■ **Short task**
Work through the data line by line, gathering every line that has the word "code".
═══
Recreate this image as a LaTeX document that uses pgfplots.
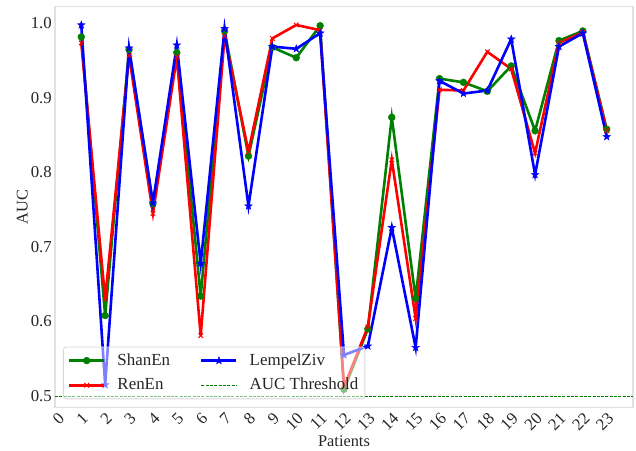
\documentclass[border=0pt]{standalone}
\usepackage{fontspec}
\setmainfont{Liberation Serif}
\usepackage{pgfplots}
\pgfplotsset{compat=1.18}
\definecolor{mgreen}{RGB}{0,128,0}
\definecolor{framegray}{RGB}{225,225,225}
\definecolor{legframe}{RGB}{215,215,215}
\definecolor{txt}{RGB}{38,38,38}
\pgfdeclareplotmark{fstar}{%
 \pgfpathmoveto{\pgfpointpolar{90}{\pgfplotmarksize}}%
 \pgfpathlineto{\pgfpointpolar{126}{0.4\pgfplotmarksize}}%
 \pgfpathlineto{\pgfpointpolar{162}{\pgfplotmarksize}}%
 \pgfpathlineto{\pgfpointpolar{198}{0.4\pgfplotmarksize}}%
 \pgfpathlineto{\pgfpointpolar{234}{\pgfplotmarksize}}%
 \pgfpathlineto{\pgfpointpolar{270}{0.4\pgfplotmarksize}}%
 \pgfpathlineto{\pgfpointpolar{306}{\pgfplotmarksize}}%
 \pgfpathlineto{\pgfpointpolar{342}{0.4\pgfplotmarksize}}%
 \pgfpathlineto{\pgfpointpolar{18}{\pgfplotmarksize}}%
 \pgfpathlineto{\pgfpointpolar{54}{0.4\pgfplotmarksize}}%
 \pgfpathclose\pgfusepathqfillstroke}
\pgfplotstableread{
x shan ren lz
1 0.982 0.974 0.998
2 0.608 0.630 0.515
3 0.965 0.957 0.967
4 0.758 0.745 0.759
5 0.961 0.955 0.971
6 0.634 0.581 0.678
7 0.990 0.983 0.993
8 0.822 0.828 0.755
9 0.968 0.980 0.969
10 0.954 0.998 0.966
11 0.997 0.991 0.987
12 0.509 0.512 0.555
13 0.590 0.593 0.567
14 0.874 0.817 0.726
15 0.631 0.604 0.565
16 0.926 0.911 0.923
17 0.921 0.910 0.906
18 0.909 0.962 0.910
19 0.943 0.939 0.979
20 0.856 0.826 0.797
21 0.977 0.974 0.969
22 0.990 0.988 0.987
23 0.858 0.856 0.848
}\datatable
\begin{document}
\fontsize{16.4}{19.7}\selectfont
\begin{tikzpicture}
\begin{axis}[name=ax, scale only axis, width=578bp, height=400.5bp,
 xmin=-0.1, xmax=24.1, ymin=0.4848, ymax=1.0224,
 xtick={0,...,23}, ytick={0.5,0.6,0.7,0.8,0.9,1.0},
 yticklabel style={/pgf/number format/fixed, /pgf/number format/fixed zerofill, /pgf/number format/precision=1},
 /pgf/number format/assume math mode=true,
 major tick length=0pt,
 axis line style={framegray, line width=1.2bp},
 tick label style={font=\fontsize{16.8}{20}\selectfont, text=txt},
 xticklabel style={rotate=45, anchor=north east, inner sep=0pt},
 xticklabel shift=4bp,
 yticklabel style={anchor=east, inner sep=0pt},
 yticklabel shift=3bp,
 xlabel={Patients}, ylabel={AUC},
 label style={font=\fontsize{16.4}{19.7}\selectfont, text=txt},
 xlabel style={at={(axis description cs:0.5,-0.0699)}, anchor=north, inner sep=0pt},
 ylabel style={at={(axis description cs:-0.0467,0.5)}, anchor=south, inner sep=0pt},
 legend columns=2, transpose legend,
 legend cell align=left,
 legend style={at={(axis description cs:0.0138,0.02)}, anchor=south west,
   draw=legframe, line width=0.8bp, fill=white, fill opacity=0.5, draw opacity=1, text opacity=1,
   rounded corners=3bp, font=\fontsize{17}{20.4}\selectfont, text=txt,
   inner xsep=4.5bp, inner ysep=4.5bp, row sep=6.5bp,
   /tikz/every even column/.append style={column sep=28bp},
   /tikz/every odd column/.append style={column sep=10bp}},
 legend image code/.code={\draw[mark repeat=2,mark phase=2,fill opacity=1,#1] plot coordinates {(0bp,0bp) (17.5bp,0bp) (35bp,0bp)};},
]
\addplot[mgreen, line width=2.6bp, mark=*, mark size=3.4bp, mark options={solid, fill=mgreen, draw=mgreen, line width=0.5bp}] table[x=x, y=shan] {\datatable};
\addlegendentry{ShanEn}
\addplot[red, line width=2.6bp, mark=x, mark size=3.2bp, mark options={solid, line width=1bp}] table[x=x, y=ren] {\datatable};
\addlegendentry{RenEn}
\addplot[blue, line width=2.6bp, mark=fstar, mark size=4bp, mark options={solid, fill=blue, draw=blue, line width=0.4bp}] table[x=x, y=lz] {\datatable};
\addlegendentry{LempelZiv}
\addplot[mgreen, line width=0.8bp, dash pattern=on 3bp off 1.3bp] coordinates {(-0.1,0.5) (24.1,0.5)};
\addlegendentry{AUC Threshold}
\end{axis}
\path (ax.south west) ++(-55bp,-43.7bp) rectangle ++(636bp,451bp);
\end{tikzpicture}
\end{document}
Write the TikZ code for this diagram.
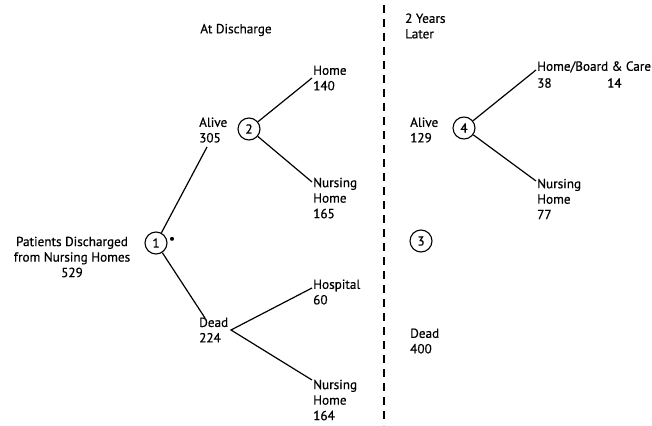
\documentclass[tikz,border=0pt]{standalone}
\usepackage{fontspec}
\setmainfont{PT Sans}[FakeBold=0.6]
\begin{document}
\begin{tikzpicture}[x=1pt,y=-1pt,
  every node/.style={font=\fontsize{13.2}{15.5}\selectfont},
  lbl/.style={anchor=west,align=left,inner sep=0pt},
  circ/.style={circle,draw,line width=1.1pt,minimum size=22pt,inner sep=0pt},
  conn/.style={line width=1.2pt}]
\useasboundingbox (0,0) rectangle (652,425);
% headings
\node[inner sep=0pt] (atd) at (236,30) {At Discharge};
\node[lbl] (later) at (405,26) {2 Years\\Later};
\draw[line width=1.1pt,dash pattern=on 8pt off 6pt] (384,5) -- (384,425);
% root
\node[inner sep=0pt,align=center] (pat) at (72,257) {Patients Discharged\\from Nursing Homes\\529};
\node[circ] (c1) at (156,243) {1};
\node[inner sep=0pt] (dot) at (172,240) {\textbullet};
% level 1
\node[lbl] (alive1) at (199,130) {Alive\\305};
\node[lbl] (dead1) at (199,330) {Dead\\224};
\coordinate (a1e) at (207,147);
\coordinate (d1e) at (205,318);
\draw[conn] (c1) -- (a1e);
\draw[conn] (c1) -- (d1e);
% circle 2
\node[circ] (c2) at (249,129) {2};
\node[lbl] (home1) at (313,78) {Home\\140};
\node[lbl] (nh1) at (313,198) {Nursing\\Home\\165};
\coordinate (h1e) at (312,78);
\coordinate (n1e) at (312,182);
\draw[conn] (c2) -- (h1e);
\draw[conn] (c2) -- (n1e);
% dead branches
\node[lbl] (hosp) at (313,292) {Hospital\\60};
\node[lbl] (nh2) at (313,400) {Nursing\\Home\\164};
\coordinate (dv) at (231,330);
\coordinate (hse) at (312,288);
\coordinate (n2e) at (312,380);
\draw[conn] (hse) -- (dv) -- (n2e);
% 2 years later
\node[lbl] (alive2) at (410,130) {Alive\\129};
\node[circ] (c4) at (464,128) {4};
\node[lbl] (hb) at (537,67) {Home/Board \& Care};
\node[lbl] (n38) at (537,83) {38};
\node[lbl] (n14) at (607,83) {14};
\node[lbl] (nh3) at (537,199) {Nursing\\Home\\77};
\coordinate (hbe) at (536,70);
\coordinate (n3e) at (536,181);
\draw[conn] (c4) -- (hbe);
\draw[conn] (c4) -- (n3e);
\node[circ] (c3) at (421,241) {3};
\node[lbl] (dead2) at (410,341) {Dead\\400};
\end{tikzpicture}
\end{document}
═══
■ **Solution for this exercise**
 legend image code/.code={\draw[mark repeat=2,mark phase=2,fill opacity=1,#1] plot coordinates {(0bp,0bp) (17.5bp,0bp) (35bp,0bp)};},
Write the TikZ code for this diagram.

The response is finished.